The Boy on the Bridge: M. R. Carey’s sequel to The Girl With All the Gifts

(image via Sci-Fi Now)

 

SNAPSHOT
“Once upon a time, in a land blighted by terror, there was a very clever boy.
The people thought the boy could save them, so they opened their gates and sent him out into the world.
To where the monsters lived.” (source: Sci-Fi Now)

You could be forgiven for thinking that the apocalyptic zombie genre has been done to un-death.

And in the hands of lesser creative talents that’s most likely true.

But when you’re talking M. R. Carey, a British writer of comic books.screenplays and novels, who has shown an extraordinary ability to invest well worn scenarios with renewed freshness and vitality, there’s a lot of life left in tales of the shambling undead.

So much in fact that the author, who has already graced us with superlative storytelling in The Girl With All the Gifts and Fellside, has returned to the world he created in that first book to tell another extraordinary story, The Boy on the Bridge, about humanity dealing with the most unimaginable of horrors.

What is impressive about Carey’s vividly-engrossing writing, apart from its sheer poetic brilliance, is the way he finds extraordinary ways to illuminate small raw and yes even beautiful moments of humanity in a world where that has long ceased to be a viable commodity.

His central thesis seems to be that who we are as people may grow and change but that the innate humanity of our species endures, even if it takes a radically different form.

 

The Boy on the Bridge appears to very much follow in that vein if the excerpt previewed on IO9 is any indication:

The bucks have all been passed and the arguments thrashed out until they don’t even bleed any more.
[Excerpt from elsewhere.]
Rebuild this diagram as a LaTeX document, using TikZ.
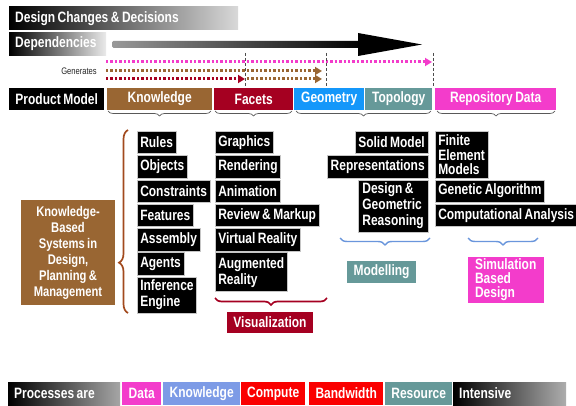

Finally, after a hundred false starts, the Rosalind Franklin begins her northward journey – from Beacon on the south coast of England all the way to the wilds of the Scottish Highlands. There aren’t many who think she’ll make it that far, but they wave her off with bands and garlands all the same. They cheer the bare possibility.
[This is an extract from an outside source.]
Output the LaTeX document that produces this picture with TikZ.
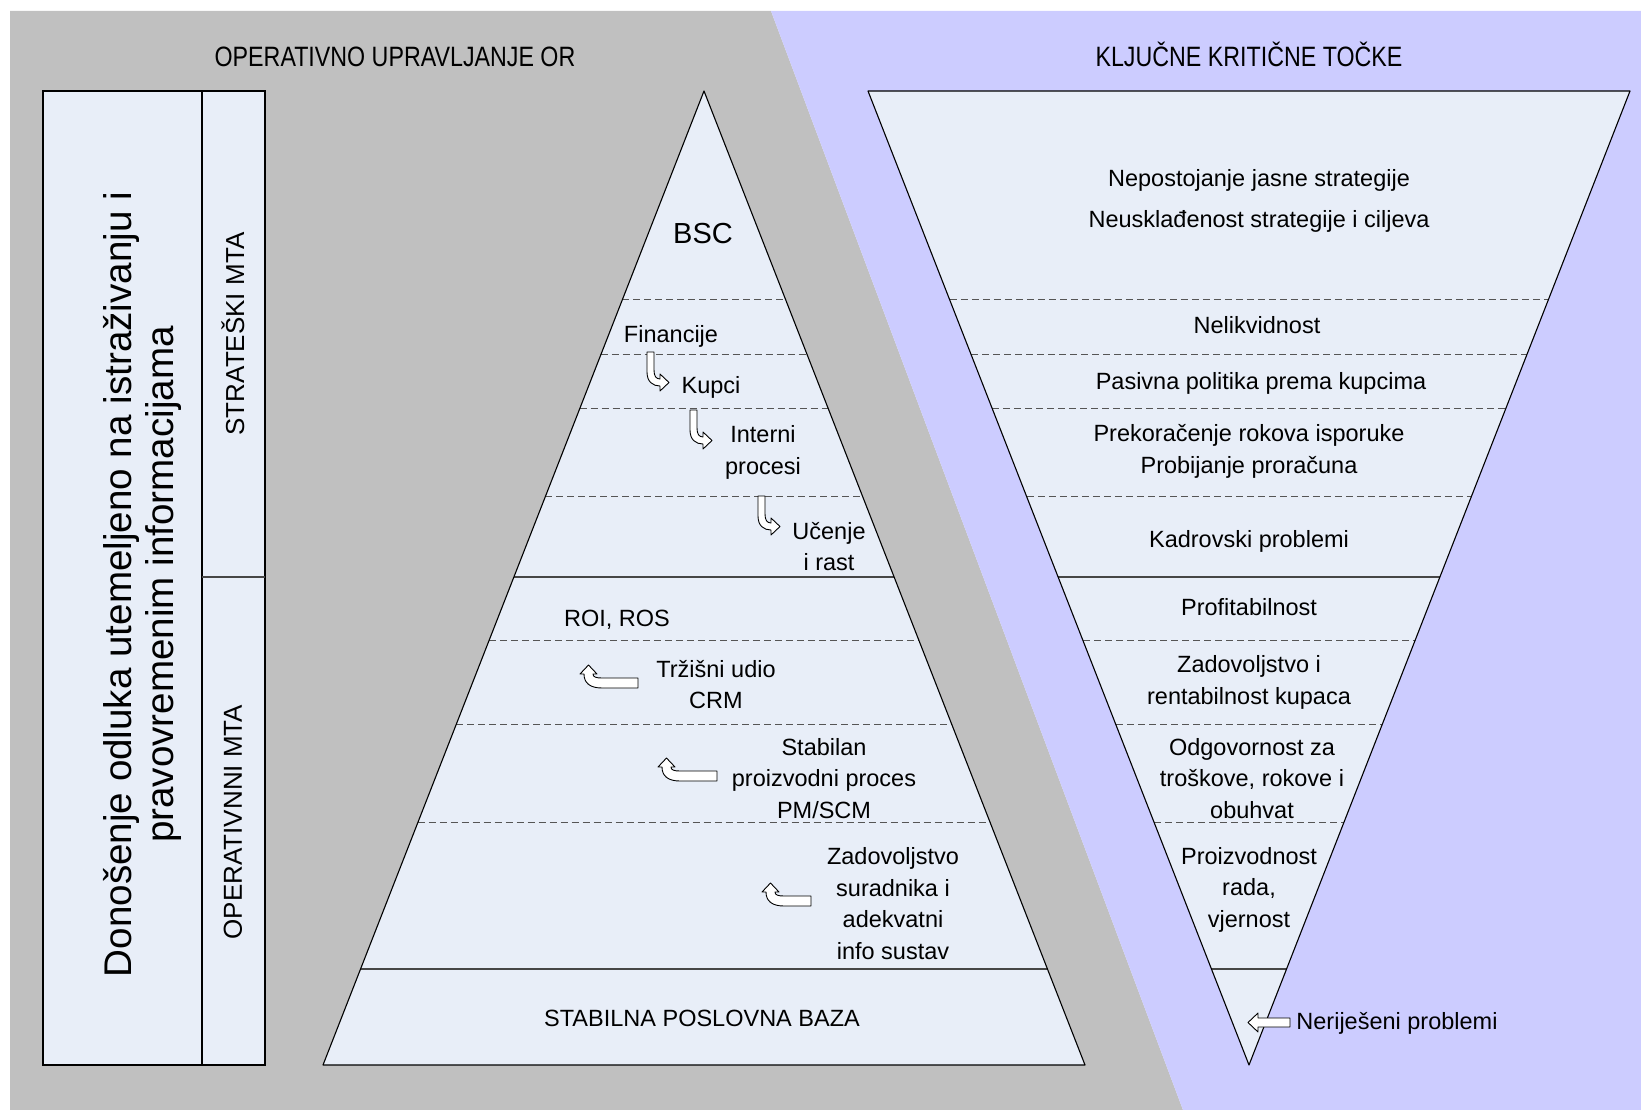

Rosie is an awesome thing to behold, a land leviathan, but she’s not by any means the biggest thing that ever rolled. In the years before the Breakdown, the most luxurious motor homes, the class A diesel-pushers, were a good sixteen or seventeen metres long. Rosie is smaller than that: she has to be because her armour plating is extremely thick and there’s a limit to the weight her treads will carry. In order to accommodate a crew of twelve, certain luxuries have had to be sacrificed. There’s a single shower and a single latrine, with a rota that’s rigorously maintained. The only private space is in the bunks, which are tiered three-high like a Tokyo coffin hotel.

The going is slow, a pilgrimage through a world that turned its back on humankind the best part of a decade ago. Dr Fournier, in an inspirational speech, likens the crew to the wise men in the Bible who followed a star. Nobody else in the crew finds the analogy plausible or appealing. There are twelve of them, for one thing – more like the apostles than the wise men, if they were in the Jesus business in the first place, and they are not in any sense following a star. They’re following the trail blazed a year before by another team in an armoured vehicle exactly like their own – a trail planned out by a panel of fractious experts, through every terrain that mainland Britain has to offer. Fields and meadows, woodland and hills, the peat bogs of Norfolk and the Yorkshire moors.